* Prompt
Omit pictures and quote the listing below line by line, from its start through the line that holds "import matplotlib.pyplot as plt".

* Collected data

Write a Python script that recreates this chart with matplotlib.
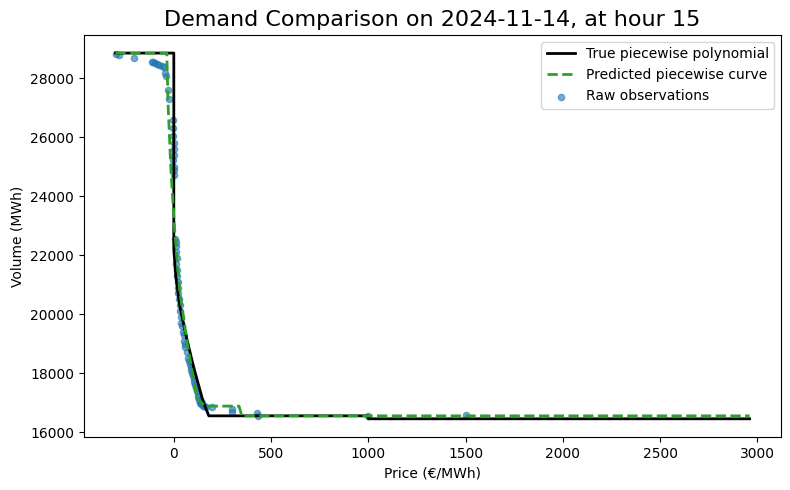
import matplotlib
matplotlib.use("Agg")
import matplotlib.pyplot as plt

# true piecewise polynomial
true_price = [-300, 0, 0, 10, 30, 60, 100, 150, 180, 1000, 1000, 2960]
true_volume = [28850, 28850, 22200, 21300, 20300, 19350, 18250, 17050, 16550, 16550, 16450, 16450]

# predicted piecewise curve
pred_price = [-300, -36, -30, -15, 5, 30, 67, 118, 160, 335, 350, 2960]
pred_volume = [28850, 28850, 27200, 24900, 22800, 20800, 19100, 17160, 16880, 16880, 16550, 16550]

# raw observations
obs_price = [-299, -284, -206, -113, -105, -95, -85, -75, -62, -52, -46, -41, -31, -26,
             -5, -3, -2, 0, -1, 1, -2, 0, 2, 0,
             8, 9, 10, 12, 14, 13, 16, 18, 20, 22, 24, 27,
             30, 33, 36, 38, 42, 46, 50, 54, 57, 60, 66, 72,
             78, 82, 86, 90, 94, 98, 102, 106, 110, 114, 118, 122,
             126, 130, 134, 138, 142, 146, 150, 155, 165, 196,
             299, 300, 428, 433, 1000, 1500]
obs_volume = [28815, 28780, 28680, 28560, 28540, 28500, 28480, 28450, 28420, 28380, 28170, 28070, 27590, 27280,
              26570, 26300, 26050, 25800, 25600, 25400, 25210, 25000, 24870, 24700,
              22560, 22450, 22300, 22100, 21900, 21700, 21500, 21300, 21100, 20900, 20700, 20500,
              20300, 20100, 19900, 19700, 19600, 19400, 19300, 19100, 19000, 18900, 18700, 18500,
              18400, 18300, 18200, 18100, 18000, 17900, 17800, 17700, 17600, 17500, 17400, 17300,
              17200, 17100, 17000, 17050, 16950, 16980, 16900, 16880, 16850, 16850,
              16780, 16680, 16650, 16540, 16540, 16580]

fig, ax = plt.subplots(figsize=(7.9, 4.9), dpi=100)
ax.plot(true_price, true_volume, color="black", linewidth=2, label="True piecewise polynomial")
ax.plot(pred_price, pred_volume, color="tab:green", linestyle="--", linewidth=2, label="Predicted piecewise curve")
ax.scatter(obs_price, obs_volume, color="tab:blue", alpha=0.6, s=20, label="Raw observations")
ax.set_title("Demand Comparison on 2024-11-14, at hour 15", fontsize=16)
ax.set_xlabel("Price (€/MWh)")
ax.set_ylabel("Volume (MWh)")
ax.legend(loc="upper right")
plt.subplots_adjust(left=0.106, right=0.989, top=0.929, bottom=0.108)
plt.savefig("out.png", dpi=100)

* Exercise answer
Write a Python script that recreates this chart with matplotlib.
import matplotlib
matplotlib.use("Agg")
import matplotlib.pyplot as plt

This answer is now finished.